Für Gärtnereien ist der Hamburger Großmarkt der wichtigste Absatzmarkt. Sowohl Großhändler und kleinere Stammabnehmer als auch gewerbliche Gelegenheitskäufer gehören zu den Kunden.
Von Kerstin Zapp
Auch wenn die Nächte von Christian Meyer auf dem Hamburger Großmarkt sehr durchgetaktet sind: Um 3 Uhr morgens findet er meist Zeit für eine kurze Pause. „Ich esse dann gern eine Currywurst oder eine Bratwurst“, erzählt der Inhaber der Hamburger Gemüsegärtnerei Wiegand & Christian Meyer.
In der Haupterntezeit ab Ende April bis Mitte Dezember hat er zwei solche Marktnächte pro Woche, jeweils von Dienstag auf Mittwoch und von Donnerstag auf Freitag. Um 3 Uhr liegen dann bereits vier geschäftige Stunden auf dem Großmarkt hinter ihm, obwohl die Stände auf der Erzeugerfläche offiziell erst um diese Zeit öffnen.
Gegen 22:20 Uhr ist er gestern mit seinem voll beladenen 7,5‑Tonner zum Großmarkt gestartet. Auf der Ladefläche stapelten sich gelbe Pfandkisten mit seiner Ernte, je nach Saison zum Beispiel Salat, Kohl, Gurken, Tomaten, Mangold, Blumenkohl, Brokkoli und Sellerie. Meyer legt viel Wert darauf, seinen Kunden neben klassischen auch einige exotischere Gemüse- und Salatsorten anzubieten.
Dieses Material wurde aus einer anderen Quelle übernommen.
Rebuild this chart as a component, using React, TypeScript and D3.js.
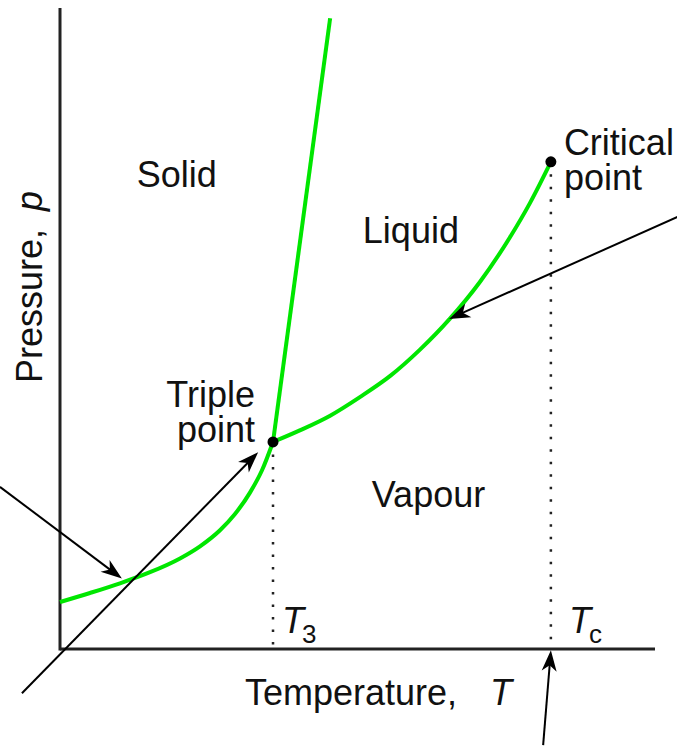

So gibt es etwa roten Kopf- und Römersalat sowie Eisfrisée. Überdies gehören Zitronen- und Netzgurken, Ananas- und Tigertomaten, orange- und lilafarbener Blumenkohl sowie lilafarbener Bimi, auch als Sprossbrokkoli bekannt, zum Sortiment. „Diese Bandbreite ermöglicht eine hohe Kundenbindung, da die Kunden bei uns viel bestellen können.“
Für die 13 Kilometer bis nach Hammerbrook braucht Meyer rund 20 Minuten. Dort hat der Großmarkt seit mehr als 60 Jahren seinen Sitz. Pro Jahr werden von den 330 Marktfirmen auf dem rund 27 Hektar großen Gelände unweit der Deichtorhallen rund 1,5 Millionen Tonnen Waren (Gemüse, Obst und Blumen) mit einem Gesamtwert von zwei Milliarden Euro umgeschlagen.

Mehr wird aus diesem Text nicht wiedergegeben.